§ INFORMATION SUPPLIED

** start **

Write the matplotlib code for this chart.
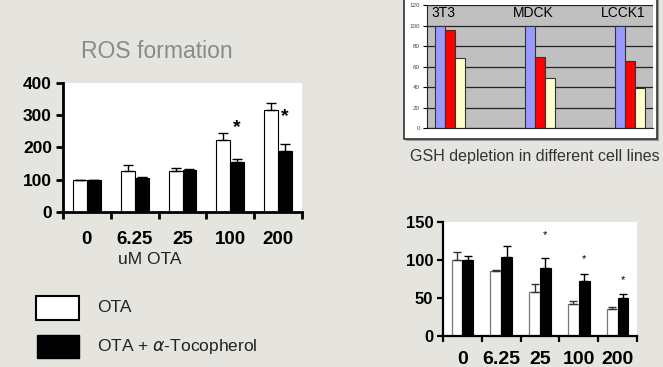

** end **
** start **

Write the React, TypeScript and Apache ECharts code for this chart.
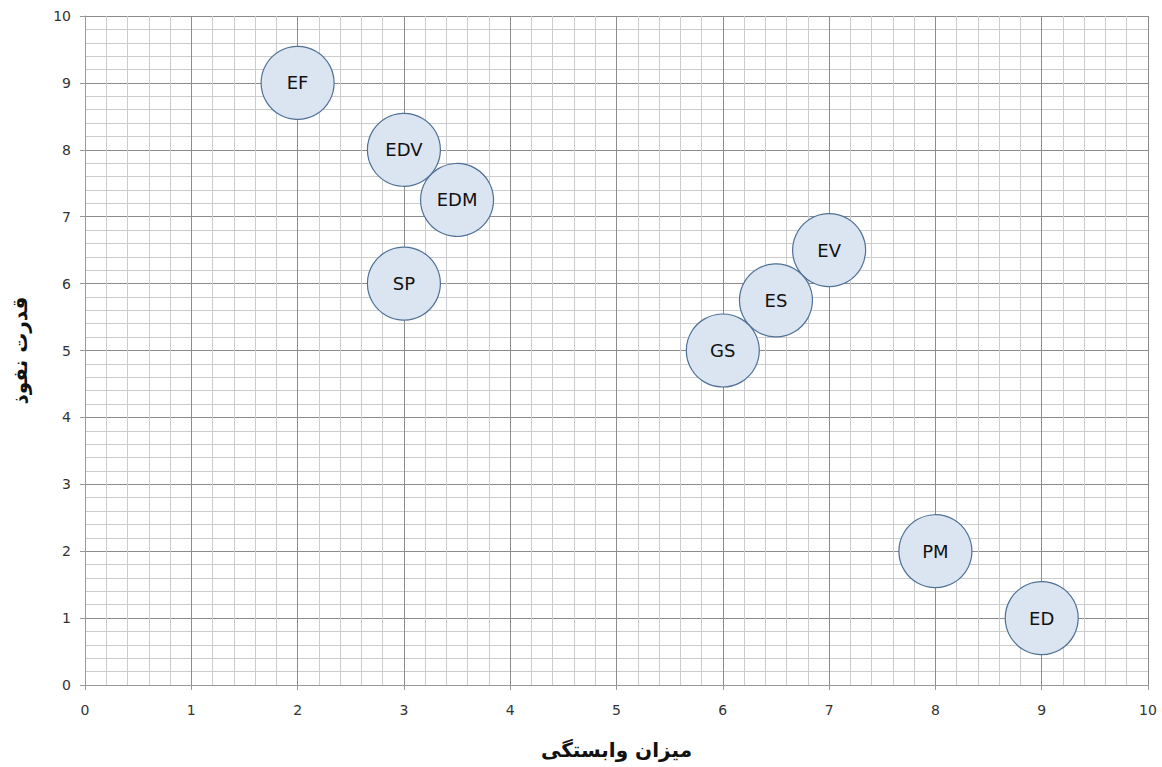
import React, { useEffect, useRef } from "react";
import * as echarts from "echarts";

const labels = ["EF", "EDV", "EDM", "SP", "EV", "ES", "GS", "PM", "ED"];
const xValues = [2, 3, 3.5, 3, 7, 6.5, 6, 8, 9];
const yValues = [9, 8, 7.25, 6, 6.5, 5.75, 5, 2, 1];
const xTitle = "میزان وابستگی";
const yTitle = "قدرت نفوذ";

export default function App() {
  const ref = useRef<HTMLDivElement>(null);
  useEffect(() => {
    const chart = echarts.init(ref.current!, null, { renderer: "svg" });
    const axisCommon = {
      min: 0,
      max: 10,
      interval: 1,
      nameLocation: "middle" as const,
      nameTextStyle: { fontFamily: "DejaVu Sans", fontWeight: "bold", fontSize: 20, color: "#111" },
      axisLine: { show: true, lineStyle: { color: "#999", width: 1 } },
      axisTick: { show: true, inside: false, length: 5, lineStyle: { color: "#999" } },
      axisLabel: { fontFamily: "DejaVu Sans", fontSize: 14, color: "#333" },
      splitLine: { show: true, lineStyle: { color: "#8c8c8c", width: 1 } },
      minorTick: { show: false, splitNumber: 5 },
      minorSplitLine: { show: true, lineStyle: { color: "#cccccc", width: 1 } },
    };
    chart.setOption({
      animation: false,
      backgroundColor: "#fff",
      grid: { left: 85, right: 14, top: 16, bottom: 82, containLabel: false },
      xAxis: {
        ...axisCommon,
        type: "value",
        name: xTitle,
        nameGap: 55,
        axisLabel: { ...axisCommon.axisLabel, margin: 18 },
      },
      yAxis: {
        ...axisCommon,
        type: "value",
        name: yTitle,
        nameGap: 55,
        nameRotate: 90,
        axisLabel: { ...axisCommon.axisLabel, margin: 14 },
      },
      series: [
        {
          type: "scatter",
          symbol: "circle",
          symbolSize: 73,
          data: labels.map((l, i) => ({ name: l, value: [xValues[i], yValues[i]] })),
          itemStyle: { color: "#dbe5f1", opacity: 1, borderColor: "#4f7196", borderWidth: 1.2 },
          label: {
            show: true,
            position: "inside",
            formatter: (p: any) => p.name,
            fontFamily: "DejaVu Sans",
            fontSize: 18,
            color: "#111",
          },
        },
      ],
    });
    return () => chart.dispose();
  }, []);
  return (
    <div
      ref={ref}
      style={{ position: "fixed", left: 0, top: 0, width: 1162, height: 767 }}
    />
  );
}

** end **

§ DO THIS
Each line above that includes "code" counts once; state the total and nothing more.

§ RESPONSE BELOW
2